**Exercise description:**
Retype every line from the top of the entries down to the one with "plt.rcParams['font.family'] = ['Noto", both included, and skip the pictures.

**Available records:**
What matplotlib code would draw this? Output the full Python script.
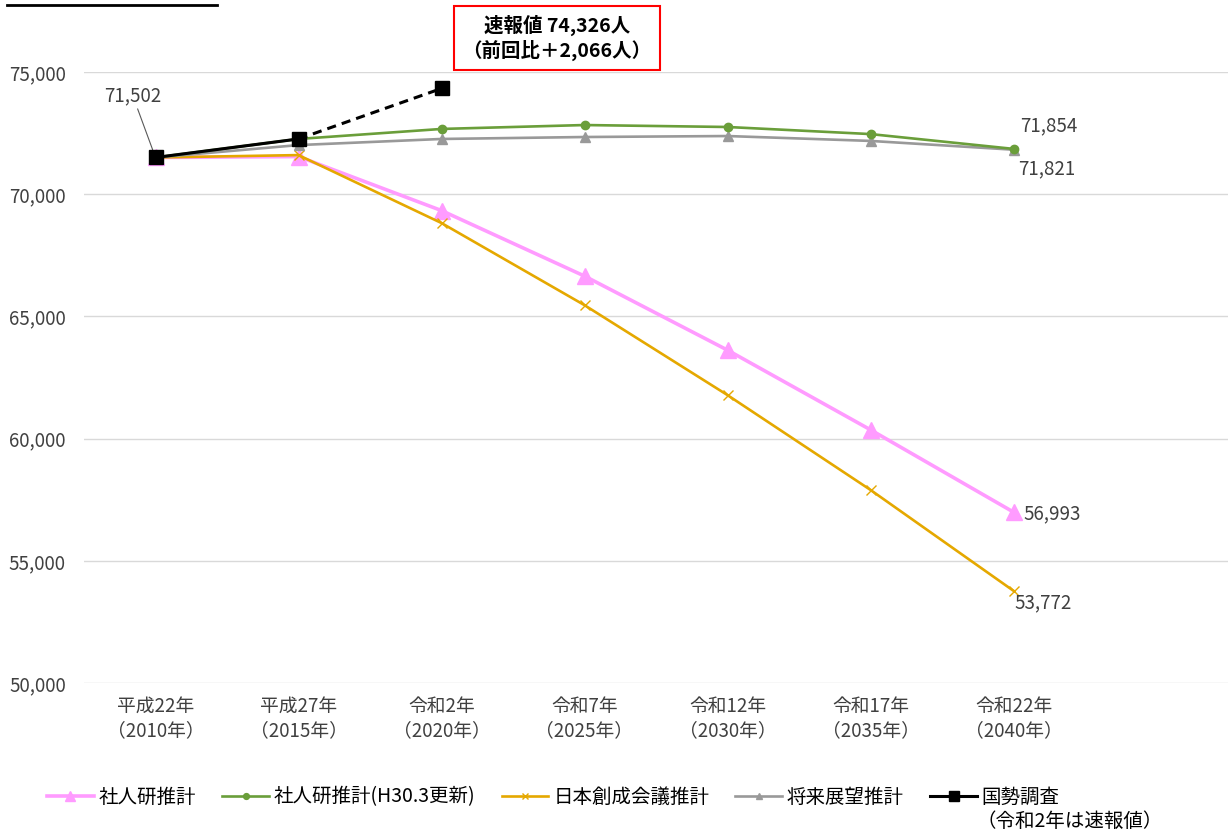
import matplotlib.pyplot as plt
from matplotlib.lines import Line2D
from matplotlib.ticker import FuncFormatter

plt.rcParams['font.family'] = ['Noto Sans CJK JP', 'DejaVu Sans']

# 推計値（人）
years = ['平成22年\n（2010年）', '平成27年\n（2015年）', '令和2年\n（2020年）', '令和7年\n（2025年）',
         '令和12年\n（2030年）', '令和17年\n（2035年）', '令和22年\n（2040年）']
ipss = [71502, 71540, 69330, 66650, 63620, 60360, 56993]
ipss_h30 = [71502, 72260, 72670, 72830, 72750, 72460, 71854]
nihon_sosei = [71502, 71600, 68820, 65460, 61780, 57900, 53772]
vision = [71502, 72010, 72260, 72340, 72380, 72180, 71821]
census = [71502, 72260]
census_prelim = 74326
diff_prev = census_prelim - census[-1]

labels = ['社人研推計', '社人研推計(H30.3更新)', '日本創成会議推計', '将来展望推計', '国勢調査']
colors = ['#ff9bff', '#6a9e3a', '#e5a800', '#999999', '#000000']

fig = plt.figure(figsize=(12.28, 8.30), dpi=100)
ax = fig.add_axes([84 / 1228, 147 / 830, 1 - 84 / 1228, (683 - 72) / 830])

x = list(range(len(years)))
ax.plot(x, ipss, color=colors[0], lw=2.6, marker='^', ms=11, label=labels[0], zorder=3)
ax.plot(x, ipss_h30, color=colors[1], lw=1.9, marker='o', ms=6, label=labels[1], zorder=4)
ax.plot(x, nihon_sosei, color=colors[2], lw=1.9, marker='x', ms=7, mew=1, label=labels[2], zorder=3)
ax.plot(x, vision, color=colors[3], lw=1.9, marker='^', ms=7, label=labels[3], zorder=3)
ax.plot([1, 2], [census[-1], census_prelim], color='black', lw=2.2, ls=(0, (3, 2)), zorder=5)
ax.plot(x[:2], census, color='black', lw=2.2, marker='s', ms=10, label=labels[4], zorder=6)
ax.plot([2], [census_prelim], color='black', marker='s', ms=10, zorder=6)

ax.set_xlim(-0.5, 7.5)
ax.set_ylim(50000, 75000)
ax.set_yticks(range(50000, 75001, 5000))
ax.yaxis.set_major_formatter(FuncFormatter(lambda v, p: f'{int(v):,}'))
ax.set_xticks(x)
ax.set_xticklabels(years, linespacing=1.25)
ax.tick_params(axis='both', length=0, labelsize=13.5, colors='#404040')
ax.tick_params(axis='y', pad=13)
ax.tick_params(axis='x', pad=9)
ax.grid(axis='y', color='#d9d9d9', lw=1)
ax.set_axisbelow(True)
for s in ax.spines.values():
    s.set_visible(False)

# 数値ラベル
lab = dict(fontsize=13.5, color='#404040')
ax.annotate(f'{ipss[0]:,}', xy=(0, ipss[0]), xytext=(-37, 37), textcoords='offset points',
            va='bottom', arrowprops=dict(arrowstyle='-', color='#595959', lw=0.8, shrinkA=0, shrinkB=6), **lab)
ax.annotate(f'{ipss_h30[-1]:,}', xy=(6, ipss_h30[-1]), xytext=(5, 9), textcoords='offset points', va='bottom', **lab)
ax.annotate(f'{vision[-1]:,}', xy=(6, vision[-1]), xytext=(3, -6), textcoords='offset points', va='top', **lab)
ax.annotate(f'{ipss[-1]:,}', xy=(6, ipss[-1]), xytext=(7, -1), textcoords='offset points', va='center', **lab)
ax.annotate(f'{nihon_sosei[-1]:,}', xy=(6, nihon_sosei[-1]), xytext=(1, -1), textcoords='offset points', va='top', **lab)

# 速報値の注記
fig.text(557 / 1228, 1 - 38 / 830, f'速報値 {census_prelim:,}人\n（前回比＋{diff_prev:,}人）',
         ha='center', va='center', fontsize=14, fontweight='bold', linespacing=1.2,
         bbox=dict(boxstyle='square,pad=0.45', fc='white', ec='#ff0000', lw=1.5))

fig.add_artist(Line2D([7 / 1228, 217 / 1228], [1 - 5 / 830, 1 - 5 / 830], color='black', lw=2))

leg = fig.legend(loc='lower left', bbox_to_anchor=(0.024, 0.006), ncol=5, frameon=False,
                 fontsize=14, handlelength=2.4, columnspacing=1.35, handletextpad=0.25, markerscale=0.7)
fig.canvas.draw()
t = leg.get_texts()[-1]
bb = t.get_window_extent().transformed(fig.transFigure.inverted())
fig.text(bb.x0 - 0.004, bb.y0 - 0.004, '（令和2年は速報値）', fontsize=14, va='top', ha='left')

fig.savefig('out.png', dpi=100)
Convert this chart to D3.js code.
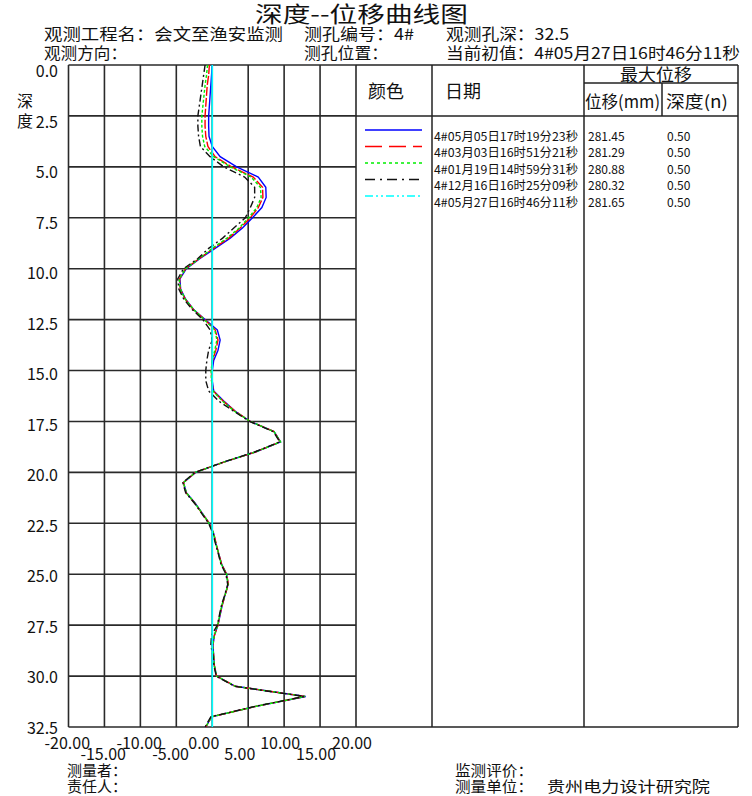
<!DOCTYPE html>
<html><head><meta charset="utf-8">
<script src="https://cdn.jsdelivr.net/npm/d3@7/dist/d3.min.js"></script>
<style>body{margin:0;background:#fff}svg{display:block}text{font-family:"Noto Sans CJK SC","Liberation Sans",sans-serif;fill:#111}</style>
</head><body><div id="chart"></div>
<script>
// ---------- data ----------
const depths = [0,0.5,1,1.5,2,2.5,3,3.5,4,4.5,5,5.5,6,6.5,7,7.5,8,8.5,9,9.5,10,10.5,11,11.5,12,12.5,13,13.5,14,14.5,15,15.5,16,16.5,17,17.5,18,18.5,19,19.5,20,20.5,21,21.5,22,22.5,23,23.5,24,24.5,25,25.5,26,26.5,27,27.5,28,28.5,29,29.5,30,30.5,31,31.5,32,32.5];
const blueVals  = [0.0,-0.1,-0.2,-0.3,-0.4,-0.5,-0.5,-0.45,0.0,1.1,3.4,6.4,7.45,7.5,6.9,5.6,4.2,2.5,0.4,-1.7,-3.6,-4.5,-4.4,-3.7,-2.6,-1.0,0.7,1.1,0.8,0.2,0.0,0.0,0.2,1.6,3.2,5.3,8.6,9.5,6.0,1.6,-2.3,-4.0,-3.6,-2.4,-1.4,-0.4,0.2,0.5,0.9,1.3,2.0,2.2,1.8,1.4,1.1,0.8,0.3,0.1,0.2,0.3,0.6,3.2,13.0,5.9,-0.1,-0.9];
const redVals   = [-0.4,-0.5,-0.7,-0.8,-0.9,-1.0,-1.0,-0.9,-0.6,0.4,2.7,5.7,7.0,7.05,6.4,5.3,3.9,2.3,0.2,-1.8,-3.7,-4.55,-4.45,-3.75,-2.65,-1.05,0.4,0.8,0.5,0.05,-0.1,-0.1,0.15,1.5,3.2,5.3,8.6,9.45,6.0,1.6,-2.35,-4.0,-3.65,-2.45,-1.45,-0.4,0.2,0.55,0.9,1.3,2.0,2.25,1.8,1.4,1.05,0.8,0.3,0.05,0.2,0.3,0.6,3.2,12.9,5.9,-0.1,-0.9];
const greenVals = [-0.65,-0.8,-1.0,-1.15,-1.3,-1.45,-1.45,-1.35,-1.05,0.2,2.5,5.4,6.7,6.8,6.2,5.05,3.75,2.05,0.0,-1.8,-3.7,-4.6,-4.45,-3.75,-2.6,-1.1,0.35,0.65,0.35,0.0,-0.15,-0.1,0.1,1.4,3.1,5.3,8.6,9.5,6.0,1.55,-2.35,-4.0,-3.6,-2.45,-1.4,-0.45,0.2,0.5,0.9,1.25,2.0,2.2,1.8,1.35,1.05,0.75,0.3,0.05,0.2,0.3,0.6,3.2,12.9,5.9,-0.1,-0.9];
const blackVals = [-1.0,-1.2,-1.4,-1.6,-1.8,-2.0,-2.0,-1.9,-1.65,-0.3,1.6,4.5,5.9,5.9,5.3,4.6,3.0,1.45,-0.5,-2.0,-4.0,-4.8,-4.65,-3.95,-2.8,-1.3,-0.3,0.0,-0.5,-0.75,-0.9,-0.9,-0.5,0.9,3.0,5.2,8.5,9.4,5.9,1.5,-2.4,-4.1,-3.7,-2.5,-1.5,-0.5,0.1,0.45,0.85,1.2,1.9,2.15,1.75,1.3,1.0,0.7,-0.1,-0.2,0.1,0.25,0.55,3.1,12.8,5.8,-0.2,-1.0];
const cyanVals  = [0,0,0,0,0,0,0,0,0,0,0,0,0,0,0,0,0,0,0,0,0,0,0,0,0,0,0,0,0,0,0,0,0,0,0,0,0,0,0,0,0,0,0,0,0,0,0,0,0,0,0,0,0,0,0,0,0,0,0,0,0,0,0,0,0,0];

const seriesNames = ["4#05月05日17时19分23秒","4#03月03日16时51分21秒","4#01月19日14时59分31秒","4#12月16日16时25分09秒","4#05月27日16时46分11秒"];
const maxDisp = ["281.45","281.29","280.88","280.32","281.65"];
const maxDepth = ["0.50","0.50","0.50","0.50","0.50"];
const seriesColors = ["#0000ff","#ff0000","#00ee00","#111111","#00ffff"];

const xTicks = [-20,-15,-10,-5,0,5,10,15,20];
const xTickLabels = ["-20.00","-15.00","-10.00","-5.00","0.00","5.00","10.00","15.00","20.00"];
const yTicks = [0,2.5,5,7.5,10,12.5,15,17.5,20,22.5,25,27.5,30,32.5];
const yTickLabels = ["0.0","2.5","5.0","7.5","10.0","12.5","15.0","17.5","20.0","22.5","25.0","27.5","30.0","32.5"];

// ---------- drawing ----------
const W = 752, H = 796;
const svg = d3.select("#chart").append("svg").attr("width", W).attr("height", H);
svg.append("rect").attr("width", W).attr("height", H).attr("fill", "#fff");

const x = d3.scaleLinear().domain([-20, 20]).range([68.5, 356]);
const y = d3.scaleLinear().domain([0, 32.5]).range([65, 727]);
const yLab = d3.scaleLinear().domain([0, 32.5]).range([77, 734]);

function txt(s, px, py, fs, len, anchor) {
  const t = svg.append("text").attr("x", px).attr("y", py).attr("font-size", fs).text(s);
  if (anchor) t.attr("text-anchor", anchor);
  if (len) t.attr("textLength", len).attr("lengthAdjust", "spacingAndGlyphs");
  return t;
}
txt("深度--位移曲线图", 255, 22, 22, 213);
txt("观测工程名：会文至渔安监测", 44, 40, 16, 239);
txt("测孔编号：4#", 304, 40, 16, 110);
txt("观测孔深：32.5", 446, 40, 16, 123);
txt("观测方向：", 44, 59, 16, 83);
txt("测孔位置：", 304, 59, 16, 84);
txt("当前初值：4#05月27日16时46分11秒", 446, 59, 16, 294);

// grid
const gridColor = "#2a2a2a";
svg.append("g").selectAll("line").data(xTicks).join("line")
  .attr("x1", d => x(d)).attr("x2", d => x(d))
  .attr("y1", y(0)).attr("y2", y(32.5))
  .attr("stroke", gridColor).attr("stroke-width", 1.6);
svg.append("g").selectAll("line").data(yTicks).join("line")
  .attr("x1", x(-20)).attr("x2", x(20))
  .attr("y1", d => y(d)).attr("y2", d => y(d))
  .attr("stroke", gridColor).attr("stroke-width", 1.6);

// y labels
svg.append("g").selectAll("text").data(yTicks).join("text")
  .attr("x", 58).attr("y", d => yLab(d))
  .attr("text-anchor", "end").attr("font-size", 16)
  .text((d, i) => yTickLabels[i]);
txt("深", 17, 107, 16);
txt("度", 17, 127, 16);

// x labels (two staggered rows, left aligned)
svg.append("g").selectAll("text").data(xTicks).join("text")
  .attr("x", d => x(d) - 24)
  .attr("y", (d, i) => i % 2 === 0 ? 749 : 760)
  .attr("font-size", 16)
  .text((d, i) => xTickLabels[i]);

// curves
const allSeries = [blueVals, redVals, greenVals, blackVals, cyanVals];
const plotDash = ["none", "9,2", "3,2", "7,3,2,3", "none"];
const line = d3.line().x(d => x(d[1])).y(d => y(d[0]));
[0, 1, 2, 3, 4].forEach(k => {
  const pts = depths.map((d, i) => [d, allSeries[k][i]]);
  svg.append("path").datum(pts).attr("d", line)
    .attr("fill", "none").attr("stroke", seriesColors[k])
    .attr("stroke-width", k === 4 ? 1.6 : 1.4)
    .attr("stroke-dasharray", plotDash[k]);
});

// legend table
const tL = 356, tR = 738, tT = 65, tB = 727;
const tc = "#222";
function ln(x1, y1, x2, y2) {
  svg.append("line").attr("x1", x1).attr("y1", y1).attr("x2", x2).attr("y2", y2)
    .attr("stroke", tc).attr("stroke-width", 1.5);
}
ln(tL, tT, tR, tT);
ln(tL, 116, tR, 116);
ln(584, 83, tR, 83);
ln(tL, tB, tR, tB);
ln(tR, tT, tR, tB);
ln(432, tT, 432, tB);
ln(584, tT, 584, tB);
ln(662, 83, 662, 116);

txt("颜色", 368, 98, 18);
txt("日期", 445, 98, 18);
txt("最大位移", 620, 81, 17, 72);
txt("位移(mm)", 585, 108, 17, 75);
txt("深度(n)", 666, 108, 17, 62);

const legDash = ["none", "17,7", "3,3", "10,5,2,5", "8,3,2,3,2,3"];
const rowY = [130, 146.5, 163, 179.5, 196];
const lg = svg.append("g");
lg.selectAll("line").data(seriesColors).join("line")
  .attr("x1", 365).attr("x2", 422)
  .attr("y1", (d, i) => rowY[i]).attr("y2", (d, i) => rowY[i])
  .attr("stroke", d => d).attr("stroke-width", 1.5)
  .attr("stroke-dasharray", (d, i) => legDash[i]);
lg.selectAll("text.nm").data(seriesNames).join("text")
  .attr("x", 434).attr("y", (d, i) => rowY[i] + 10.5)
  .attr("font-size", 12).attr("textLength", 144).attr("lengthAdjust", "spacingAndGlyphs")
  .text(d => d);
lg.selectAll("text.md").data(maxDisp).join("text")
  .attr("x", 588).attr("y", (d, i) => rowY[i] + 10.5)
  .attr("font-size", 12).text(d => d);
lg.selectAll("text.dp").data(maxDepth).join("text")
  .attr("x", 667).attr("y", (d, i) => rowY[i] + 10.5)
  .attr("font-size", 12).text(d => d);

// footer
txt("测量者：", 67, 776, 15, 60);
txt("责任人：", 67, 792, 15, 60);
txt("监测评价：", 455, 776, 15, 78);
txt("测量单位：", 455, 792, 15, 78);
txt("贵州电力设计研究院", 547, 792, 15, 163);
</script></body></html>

**Problem solution:**
What matplotlib code would draw this? Output the full Python script.
import matplotlib.pyplot as plt
from matplotlib.lines import Line2D
from matplotlib.ticker import FuncFormatter

plt.rcParams['font.family'] = ['Noto Sans CJK JP', 'DejaVu Sans']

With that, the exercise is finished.